MM: Con pequeñas cosas, como la vuelta de Zelaya en Honduras, las películas que se hacen sobre la Guerra Civil en El Salvador, de Centroamérica hablan los cineastas, los escritores.
SR: Sí, hay una Centroamérica subterránea, donde están ocurriendo cosas en la cultura. Hay un cine en Nicaragua, en El Salvador, en Costa Rica, lo que resulta casi milagroso. Se hace un cine con las uñas, pero hay películas documentales, y la literatura es muy buena. En la próxima edición de la Feria Internacional del Libro presentaremos dos antologías, una de poesía y la otra de cuentos centroamericanos.
MM: A veces también Centroamérica es un enigma, incluso para el propio Hugo Chávez, que es más bolivariano con Sudamérica, ¿no?

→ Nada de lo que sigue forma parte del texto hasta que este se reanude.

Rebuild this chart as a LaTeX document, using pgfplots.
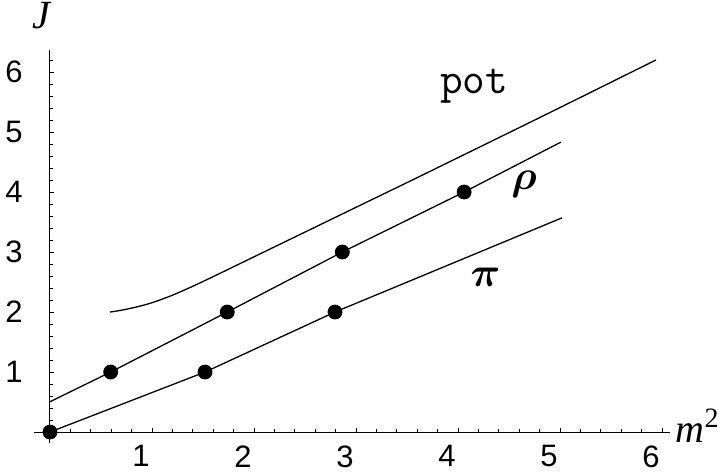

SR: Sus inversiones en Centroamérica son más modestas, porque se trata de economías más pequeñas. Ortega se contenta con 500 millones de dólares que le manda Chávez al año. Para Nicaragua es una suma muy grande de dinero, para Chávez no creo que sea mucho. Ahora va a restablecer además el convenio petrolero con Honduras, con el presidente Porfirio Lobo, un conservador antichavista; pero bueno, Chávez tiene una pretensión geopolítica del tamaño de Venezuela, de otro modo no le estaría dando petróleo a estas pequeñas islas del Caribe que suman votos en el grupo de la Alianza Bolivariana para los Pueblos de Nuestra América.
MM: ¿Le gusta Chávez?
SR: Pues no se trata de si me gusta o no me gusta. Los sistemas que están basados en políticas autoritarias, excluyentes, que al final se vuelven sectarias cuando una doctrina no envuelve a toda la sociedad, yo vengo de vuelta de eso. No conozco a Chávez, no tengo nada personal en su contra, pero es su modelo político el que no me gusta.